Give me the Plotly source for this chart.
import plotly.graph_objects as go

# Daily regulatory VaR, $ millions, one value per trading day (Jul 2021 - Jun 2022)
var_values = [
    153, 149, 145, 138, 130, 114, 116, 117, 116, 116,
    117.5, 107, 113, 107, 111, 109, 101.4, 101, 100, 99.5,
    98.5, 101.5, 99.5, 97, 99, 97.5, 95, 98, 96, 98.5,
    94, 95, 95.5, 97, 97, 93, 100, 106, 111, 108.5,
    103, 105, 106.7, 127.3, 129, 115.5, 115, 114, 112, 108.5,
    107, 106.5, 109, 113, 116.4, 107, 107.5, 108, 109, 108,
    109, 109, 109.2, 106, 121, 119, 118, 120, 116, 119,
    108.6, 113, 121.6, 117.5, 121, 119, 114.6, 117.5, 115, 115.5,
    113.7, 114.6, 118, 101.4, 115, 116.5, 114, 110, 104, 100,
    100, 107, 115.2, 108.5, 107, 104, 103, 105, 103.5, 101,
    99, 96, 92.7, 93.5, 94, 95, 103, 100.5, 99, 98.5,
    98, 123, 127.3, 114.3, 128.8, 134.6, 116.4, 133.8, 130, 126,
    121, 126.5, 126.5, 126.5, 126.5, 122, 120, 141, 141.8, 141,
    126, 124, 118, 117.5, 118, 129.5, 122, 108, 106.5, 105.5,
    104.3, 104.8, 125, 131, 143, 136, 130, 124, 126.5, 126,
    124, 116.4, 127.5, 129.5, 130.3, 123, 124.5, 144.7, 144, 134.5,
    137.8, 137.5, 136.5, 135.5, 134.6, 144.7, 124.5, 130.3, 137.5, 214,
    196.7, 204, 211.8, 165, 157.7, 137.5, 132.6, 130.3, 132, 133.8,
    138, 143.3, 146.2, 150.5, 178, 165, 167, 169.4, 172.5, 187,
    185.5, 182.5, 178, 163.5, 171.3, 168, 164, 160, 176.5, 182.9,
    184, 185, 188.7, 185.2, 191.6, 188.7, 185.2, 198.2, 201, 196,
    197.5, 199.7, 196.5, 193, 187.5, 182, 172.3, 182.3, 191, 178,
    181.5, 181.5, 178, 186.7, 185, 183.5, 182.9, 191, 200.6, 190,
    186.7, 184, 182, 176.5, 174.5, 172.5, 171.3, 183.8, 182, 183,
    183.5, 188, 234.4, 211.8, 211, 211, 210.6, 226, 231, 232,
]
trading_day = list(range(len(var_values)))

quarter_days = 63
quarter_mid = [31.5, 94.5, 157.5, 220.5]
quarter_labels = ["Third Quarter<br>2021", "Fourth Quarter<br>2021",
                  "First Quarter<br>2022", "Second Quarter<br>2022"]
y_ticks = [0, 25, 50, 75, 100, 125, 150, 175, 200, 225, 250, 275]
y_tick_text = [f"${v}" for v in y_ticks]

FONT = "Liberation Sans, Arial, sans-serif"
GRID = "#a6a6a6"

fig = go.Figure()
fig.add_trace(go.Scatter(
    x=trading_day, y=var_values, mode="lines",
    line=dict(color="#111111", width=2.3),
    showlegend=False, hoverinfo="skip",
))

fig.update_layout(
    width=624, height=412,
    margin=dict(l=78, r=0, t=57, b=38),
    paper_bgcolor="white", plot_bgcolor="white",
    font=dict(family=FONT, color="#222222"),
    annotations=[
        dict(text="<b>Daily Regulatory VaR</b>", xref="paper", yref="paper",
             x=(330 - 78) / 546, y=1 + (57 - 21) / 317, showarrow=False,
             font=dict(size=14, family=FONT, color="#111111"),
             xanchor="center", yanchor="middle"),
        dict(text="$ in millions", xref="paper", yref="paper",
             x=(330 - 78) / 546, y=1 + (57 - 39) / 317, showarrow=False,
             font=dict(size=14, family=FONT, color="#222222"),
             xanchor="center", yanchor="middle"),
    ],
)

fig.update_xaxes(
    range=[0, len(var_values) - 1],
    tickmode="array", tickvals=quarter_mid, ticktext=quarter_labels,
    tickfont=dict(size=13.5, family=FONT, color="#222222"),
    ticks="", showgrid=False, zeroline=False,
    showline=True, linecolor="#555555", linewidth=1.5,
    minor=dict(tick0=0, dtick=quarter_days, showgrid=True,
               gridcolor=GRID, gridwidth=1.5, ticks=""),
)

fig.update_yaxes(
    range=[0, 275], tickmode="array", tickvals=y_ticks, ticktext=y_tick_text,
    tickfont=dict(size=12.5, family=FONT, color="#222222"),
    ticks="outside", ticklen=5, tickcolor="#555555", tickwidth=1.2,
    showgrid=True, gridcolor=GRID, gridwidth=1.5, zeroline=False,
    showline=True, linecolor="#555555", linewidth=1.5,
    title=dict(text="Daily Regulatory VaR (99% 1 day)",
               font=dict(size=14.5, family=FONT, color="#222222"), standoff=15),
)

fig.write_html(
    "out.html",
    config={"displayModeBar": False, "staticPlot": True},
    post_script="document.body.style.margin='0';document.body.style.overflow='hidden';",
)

Set task: Reproduce the full listing exactly.

Reply:
Give me the Plotly source for this chart.
import plotly.graph_objects as go

# Daily regulatory VaR, $ millions, one value per trading day (Jul 2021 - Jun 2022)
var_values = [
    153, 149, 145, 138, 130, 114, 116, 117, 116, 116,
    117.5, 107, 113, 107, 111, 109, 101.4, 101, 100, 99.5,
    98.5, 101.5, 99.5, 97, 99, 97.5, 95, 98, 96, 98.5,
    94, 95, 95.5, 97, 97, 93, 100, 106, 111, 108.5,
    103, 105, 106.7, 127.3, 129, 115.5, 115, 114, 112, 108.5,
    107, 106.5, 109, 113, 116.4, 107, 107.5, 108, 109, 108,
    109, 109, 109.2, 106, 121, 119, 118, 120, 116, 119,
    108.6, 113, 121.6, 117.5, 121, 119, 114.6, 117.5, 115, 115.5,
    113.7, 114.6, 118, 101.4, 115, 116.5, 114, 110, 104, 100,
    100, 107, 115.2, 108.5, 107, 104, 103, 105, 103.5, 101,
    99, 96, 92.7, 93.5, 94, 95, 103, 100.5, 99, 98.5,
    98, 123, 127.3, 114.3, 128.8, 134.6, 116.4, 133.8, 130, 126,
    121, 126.5, 126.5, 126.5, 126.5, 122, 120, 141, 141.8, 141,
    126, 124, 118, 117.5, 118, 129.5, 122, 108, 106.5, 105.5,
    104.3, 104.8, 125, 131, 143, 136, 130, 124, 126.5, 126,
    124, 116.4, 127.5, 129.5, 130.3, 123, 124.5, 144.7, 144, 134.5,
    137.8, 137.5, 136.5, 135.5, 134.6, 144.7, 124.5, 130.3, 137.5, 214,
    196.7, 204, 211.8, 165, 157.7, 137.5, 132.6, 130.3, 132, 133.8,
    138, 143.3, 146.2, 150.5, 178, 165, 167, 169.4, 172.5, 187,
    185.5, 182.5, 178, 163.5, 171.3, 168, 164, 160, 176.5, 182.9,
    184, 185, 188.7, 185.2, 191.6, 188.7, 185.2, 198.2, 201, 196,
    197.5, 199.7, 196.5, 193, 187.5, 182, 172.3, 182.3, 191, 178,
    181.5, 181.5, 178, 186.7, 185, 183.5, 182.9, 191, 200.6, 190,
    186.7, 184, 182, 176.5, 174.5, 172.5, 171.3, 183.8, 182, 183,
    183.5, 188, 234.4, 211.8, 211, 211, 210.6, 226, 231, 232,
]
trading_day = list(range(len(var_values)))

quarter_days = 63
quarter_mid = [31.5, 94.5, 157.5, 220.5]
quarter_labels = ["Third Quarter<br>2021", "Fourth Quarter<br>2021",
                  "First Quarter<br>2022", "Second Quarter<br>2022"]
y_ticks = [0, 25, 50, 75, 100, 125, 150, 175, 200, 225, 250, 275]
y_tick_text = [f"${v}" for v in y_ticks]

FONT = "Liberation Sans, Arial, sans-serif"
GRID = "#a6a6a6"

fig = go.Figure()
fig.add_trace(go.Scatter(
    x=trading_day, y=var_values, mode="lines",
    line=dict(color="#111111", width=2.3),
    showlegend=False, hoverinfo="skip",
))

fig.update_layout(
    width=624, height=412,
    margin=dict(l=78, r=0, t=57, b=38),
    paper_bgcolor="white", plot_bgcolor="white",
    font=dict(family=FONT, color="#222222"),
    annotations=[
        dict(text="<b>Daily Regulatory VaR</b>", xref="paper", yref="paper",
             x=(330 - 78) / 546, y=1 + (57 - 21) / 317, showarrow=False,
             font=dict(size=14, family=FONT, color="#111111"),
             xanchor="center", yanchor="middle"),
        dict(text="$ in millions", xref="paper", yref="paper",
             x=(330 - 78) / 546, y=1 + (57 - 39) / 317, showarrow=False,
             font=dict(size=14, family=FONT, color="#222222"),
             xanchor="center", yanchor="middle"),
    ],
)

fig.update_xaxes(
    range=[0, len(var_values) - 1],
    tickmode="array", tickvals=quarter_mid, ticktext=quarter_labels,
    tickfont=dict(size=13.5, family=FONT, color="#222222"),
    ticks="", showgrid=False, zeroline=False,
    showline=True, linecolor="#555555", linewidth=1.5,
    minor=dict(tick0=0, dtick=quarter_days, showgrid=True,
               gridcolor=GRID, gridwidth=1.5, ticks=""),
)

fig.update_yaxes(
    range=[0, 275], tickmode="array", tickvals=y_ticks, ticktext=y_tick_text,
    tickfont=dict(size=12.5, family=FONT, color="#222222"),
    ticks="outside", ticklen=5, tickcolor="#555555", tickwidth=1.2,
    showgrid=True, gridcolor=GRID, gridwidth=1.5, zeroline=False,
    showline=True, linecolor="#555555", linewidth=1.5,
    title=dict(text="Daily Regulatory VaR (99% 1 day)",
               font=dict(size=14.5, family=FONT, color="#222222"), standoff=15),
)

fig.write_html(
    "out.html",
    config={"displayModeBar": False, "staticPlot": True},
    post_script="document.body.style.margin='0';document.body.style.overflow='hidden';",
)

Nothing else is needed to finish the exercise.